Seventh and Eighth Centuries
Robust trade linked the archipelago and the continent even before the introduction of continental culture to Japan in the sixth and seventh centuries. By the end of the sixth century, arts and technologies from the Korean peninsula and China were becoming increasingly commonplace in Japanese life. Buddhism and Chinese writing were quickly adopted by the ruling class, drastically changing the cultural landscape of Japan.
Buddhism’s influence spread throughout Japan, promoted by powerful leaders such as Prince Shōtoku Taishi (574–622), a nephew of Empress Suiko (554–628). Prince Shōtoku established Shitennōji Temple in Osaka in 593, the first state-sponsored Buddhist temple in Japan. A scale model of the original temple is on display in the museum, along with a life-sized reconstruction of Prince Shōtoku’s sarcophagus and burial chamber, located at Eifukuji Temple, a temple about 2 kilometers north of the museum.

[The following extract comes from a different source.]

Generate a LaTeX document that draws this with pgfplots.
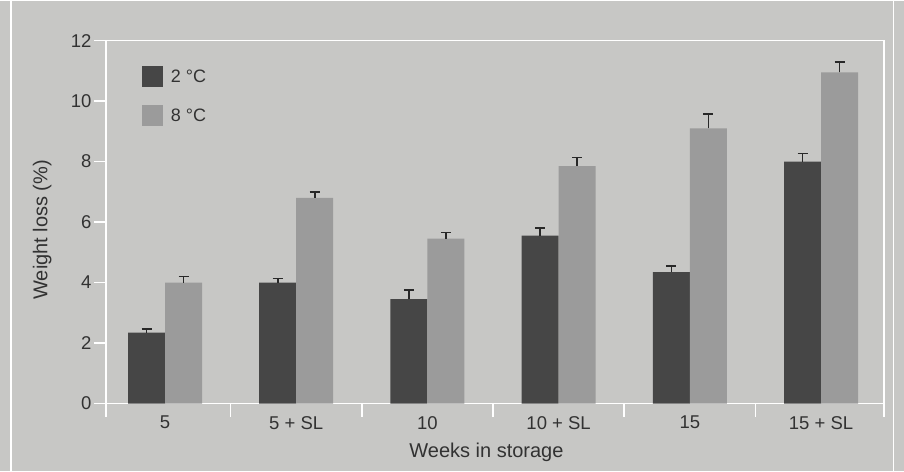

By the eighth century, Chinese writing was widely used in Japan to disseminate Buddhist texts, official decrees, and other important documents. Paper was brought to Japan around the same time, but few examples of text on paper have survived from the sixth and seventh centuries. Paper was fragile and very expensive. Most of the examples of Chinese writing from this time that survive are written on wooden tablets called mokkan. Because mokkan were much cheaper than paper, most are records of trade and debt. The surviving mokkan provide a window on the daily life of officials in western Japan during the seventh and eighth centuries.